Qui doit produire les normes sociales en France ? L’État, les syndicats ? Ces questions, les mouvements sociaux contre la réforme du Code du travail hier et sur les retraites aujourd’hui, en montre la brûlante actualité.
Il s’agit d’un ouvrage collectif rédigé par dix-neuf auteurs, essentiellement des historiens, sociologues, juristes, anciens conseillers de ministres, ainsi que le directeur du bureau de l’OIT pour la France.
Longtemps en France, le politique et les partenaires sociaux ont relevé d’un rapport de subordination : le politique croyant en sa toute-puissance et l’État décidait, intervenant systématiquement dans le domaine social et dans les relations professionnelles. Longtemps aussi, une défiance mutuelle a régné entre syndicats et représentants du patronat. Le paritarisme, cher à la CGT-FO, est régulièrement attaqué par les différents gouvernements. L’actuel traite les syndicats de « corps intermédiaires », terme passe-partout, bouche-trou et qui ne veut pas dire grand-chose ! Ces « corps intermédiaires » n’auraient qu’à se mettre à genoux comme des vassaux ? A l’évidence, les travailleurs ne l’entendent pas de la sorte. Ils se permettent même de sortir massivement dans les rues contre le projet sur les retraites. Ils contestent comme ils l’avaient fait en 1995, puis contre le CPE puis encore contre les lois El Khomri.

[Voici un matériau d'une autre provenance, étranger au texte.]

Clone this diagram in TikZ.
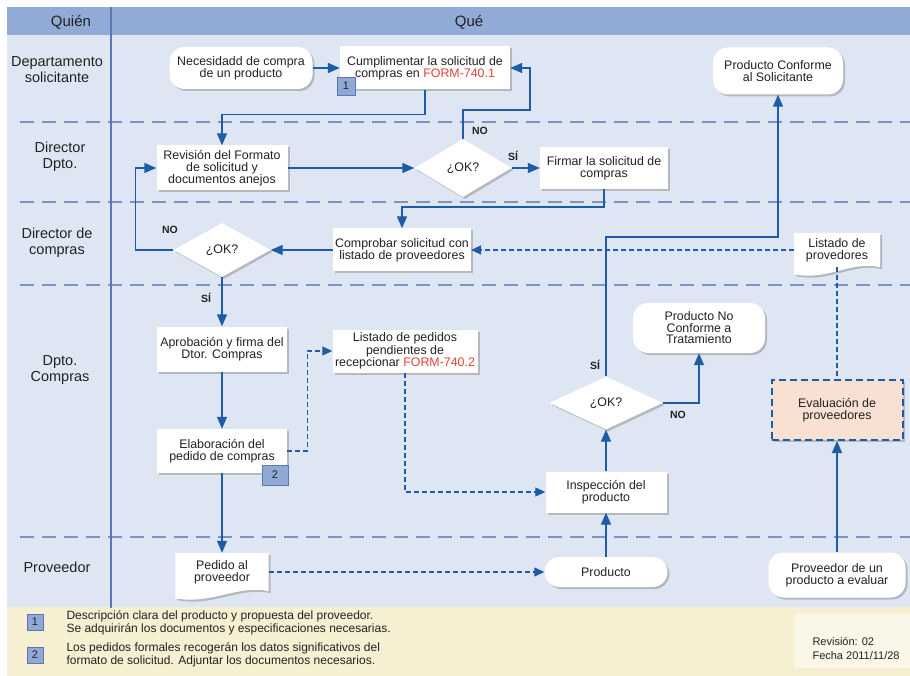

Les nouveaux rapports de la démocratie sociale et du politique
Cet ouvrage est divisé en cinq parties : « Démocratie sociale et démocratie représentative », « La démocratie sociale en Europe et ailleurs », « La démocratie sociale en pratique : un reflet de la démocratie politique ? », « La démocratie sociale face au législateur », « Des lendemains qui chantent ? ». La troisième partie est la plus intéressante pour les syndicalistes car elle aborde des questions fondamentales : participation des salariés, négociation collective, gouvernance d’entreprise, réforme de la représentativité syndicale, référendum d’entreprise, participation des salariés à la gestion des entreprises.
L’ouvrage revient sur le contexte qui a marqué la société française de 1945 aux années 1980, façonné par deux traits essentiels : l’intervention systématique de l’État dans le domaine social et dans les relations professionnelles ainsi que les relations entre employeurs et syndicats empreintes d’une défiance mutuelle. L’intervention du politique et le rôle conféré à l’État pendant les Trente Glorieuses sont largement dus à un héritage historique majeur, celui du programme du Conseil national de la résistance (CNR). Ce programme a été le socle, la base des progrès et acquis des travailleurs de notre pays. C’est justement ce programme du CNR qui est aujourd’hui attaqué frontalement. La bataille pour la sauvegarde de nos systèmes de retraites est essentielle. Elle l’est aussi plus largement pour la préservation de tout l’édifice de la démocratie sociale.
Le social et le politique, sous la direction de Guy Groux, Richard Robert, Martial Foucault. Paris, CNRS éditions, 2020, 264 p.